On March 14, the National Bank left its policy rate unchanged at 17% as there are “no necessary conditions” for reducing the rate, Akishev explained. “Signs of stabilisation on the global oil market have an unsustainable nature, while the annual inflation rate remains high in Kazakhstan. Keeping the rate at the current level in an economic slowdown reflects the need to maintain demand for tenge assets.”

He said that the National Bank had solved problems with long-term tenge liquidity as it could see “structural excess” of tenge liquidity because of increased budget spending and a growth in foreign currency supply.

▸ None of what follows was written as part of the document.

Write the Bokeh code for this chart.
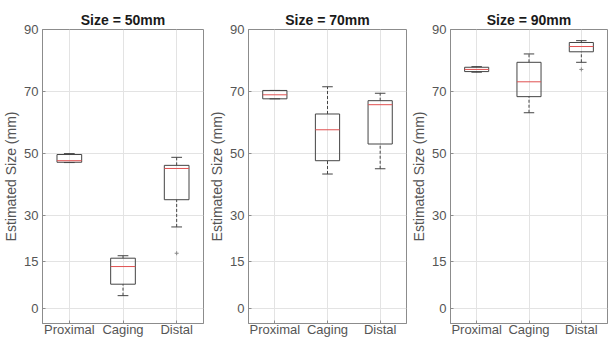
from bokeh.plotting import figure
from bokeh.layouts import row
from bokeh.models import FixedTicker, ColumnDataSource
from bokeh.embed import file_html
from bokeh.resources import INLINE

categories = ["Proximal", "Caging", "Distal"]
titles = ["Size = 50mm", "Size = 70mm", "Size = 90mm"]
y_ticks = [0, 15, 30, 50, 70, 90]

# 50 mm
lo_50 = [47.0, 4.0, 26.2]
q1_50 = [47.1, 7.7, 35.0]
med_50 = [47.6, 13.4, 45.1]
q3_50 = [49.6, 16.1, 46.1]
hi_50 = [49.9, 16.9, 48.7]
out_cat_50 = [3]
out_val_50 = [17.7]

# 70 mm
lo_70 = [67.6, 43.3, 45.0]
q1_70 = [67.6, 47.6, 53.0]
med_70 = [68.9, 57.6, 65.7]
q3_70 = [70.3, 62.7, 67.0]
hi_70 = [70.3, 71.5, 69.4]
out_cat_70 = []
out_val_70 = []

# 90 mm
lo_90 = [76.2, 63.1, 79.4]
q1_90 = [76.4, 68.3, 82.8]
med_90 = [77.1, 73.1, 84.5]
q3_90 = [77.8, 79.4, 85.8]
hi_90 = [78.0, 82.1, 86.4]
out_cat_90 = [3]
out_val_90 = [77.1]

panels = [
    (lo_50, q1_50, med_50, q3_50, hi_50, out_cat_50, out_val_50),
    (lo_70, q1_70, med_70, q3_70, hi_70, out_cat_70, out_val_70),
    (lo_90, q1_90, med_90, q3_90, hi_90, out_cat_90, out_val_90),
]

FONT = "Liberation Sans"
BOX_W = 0.46
CAP_W = 0.2
widths = [206, 202, 200]
right_borders = [3, 2, 1]

figs = []
for i, (lo, q1, med, q3, hi, oc, ov) in enumerate(panels):
    p = figure(width=widths[i], height=339, x_range=(0.5, 3.5), y_range=(-5, 90),
               output_backend="svg", toolbar_location=None,
               min_border_left=41, min_border_right=right_borders[i],
               min_border_top=29, min_border_bottom=16)
    p.title.text = titles[i]
    p.title.align = "center"
    p.title.text_font = FONT
    p.title.text_font_size = "14px"
    p.title.text_font_style = "bold"
    p.title.text_color = "#1a1a1a"
    p.title.standoff = 4
    p.title.offset = 0

    x = [1, 2, 3]
    src = ColumnDataSource(dict(
        x=x, lo=lo, q1=q1, med=med, q3=q3, hi=hi,
        bl=[v - BOX_W / 2 for v in x], br=[v + BOX_W / 2 for v in x],
        cl=[v - CAP_W / 2 for v in x], cr=[v + CAP_W / 2 for v in x],
    ))
    # whiskers (dashed)
    p.segment(x0="x", y0="q3", x1="x", y1="hi", source=src, line_color="#444444",
              line_width=1, line_dash="3 2")
    p.segment(x0="x", y0="lo", x1="x", y1="q1", source=src, line_color="#444444",
              line_width=1, line_dash="3 2")
    # caps
    p.segment(x0="cl", y0="hi", x1="cr", y1="hi", source=src, line_color="#444444", line_width=1)
    p.segment(x0="cl", y0="lo", x1="cr", y1="lo", source=src, line_color="#444444", line_width=1)
    # boxes
    p.quad(left="bl", right="br", bottom="q1", top="q3", source=src, fill_color=None,
           line_color="#444444", line_width=1)
    # medians
    p.segment(x0="bl", y0="med", x1="br", y1="med", source=src, line_color="#e05050", line_width=1)
    # outliers
    if oc:
        p.scatter(x=oc, y=ov, marker="cross", size=4, line_color="#888888", line_width=1)

    # axes
    p.xaxis.ticker = FixedTicker(ticks=[1, 2, 3])
    p.xaxis.major_label_overrides = {1: categories[0], 2: categories[1], 3: categories[2]}
    p.yaxis.ticker = FixedTicker(ticks=y_ticks)
    p.yaxis.axis_label = "Estimated Size (mm)"
    for ax in (p.xaxis[0], p.yaxis[0]):
        ax.axis_line_color = "#8c8c8c"
        ax.major_tick_line_color = "#8c8c8c"
        ax.major_tick_in = 3
        ax.major_tick_out = 0
        ax.minor_tick_line_color = None
        ax.major_label_text_font = FONT
        ax.major_label_text_font_size = "13px"
        ax.major_label_text_color = "#555555"
    p.xaxis.major_label_standoff = -2
    p.yaxis.major_label_standoff = 4
    p.yaxis.axis_label_text_font = FONT
    p.yaxis.axis_label_text_font_size = "14px"
    p.yaxis.axis_label_text_font_style = "normal"
    p.yaxis.axis_label_text_color = "#555555"
    p.yaxis.axis_label_standoff = 2

    p.xgrid.ticker = FixedTicker(ticks=[1, 2, 3])
    p.ygrid.ticker = FixedTicker(ticks=y_ticks)
    p.grid.grid_line_color = "#e3e3e3"
    p.grid.grid_line_width = 1
    p.outline_line_color = "#8c8c8c"
    p.outline_line_width = 1
    p.background_fill_color = "white"
    p.border_fill_color = "white"
    figs.append(p)

layout = row(*figs, spacing=0)
open("out.html", "w").write(file_html(layout, INLINE))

Akishev also said that a campaign to legalise shadow capital had picked up in November 2015 after the government extended for one year a legislative amendment that had suspended the requirement to keep legalised capital in banks for five years or pay a 10% levy. As a result, Kazakh citizens legalised more than KZT390bn (slightly over €1bn) between November 29 and March 5, increasing deposits. In total, the population have legalised KZT473.6bn since September 1, 2014, when the campaign was launched.

On March 1, Finance Minister Bakhyt Sultanov said that the pace of legalising undocumented property had also picked up after the adoption of the amendments: the value of shadow property legalised increased by KZT425bn to KZT787bn in the three months to March 1.

The government expected the campaign to legalise up to $12bn in undocumented property and shadow capital. According to State Statistics Committee estimates, the grey economy was equivalent to 27.3% of the official economy in 2014. Kazakhstan’s GDP stood at $223.5bn in 2014.

In the first campaign to legalise shadow capital and undocumented property in 2001 around 3,000 Kazakh citizens legalised a total of $480m in 20 days and a total of $5.3bn ($3bn in money and $2.3bn in property) was legalised in the second campaign in 2006-2007.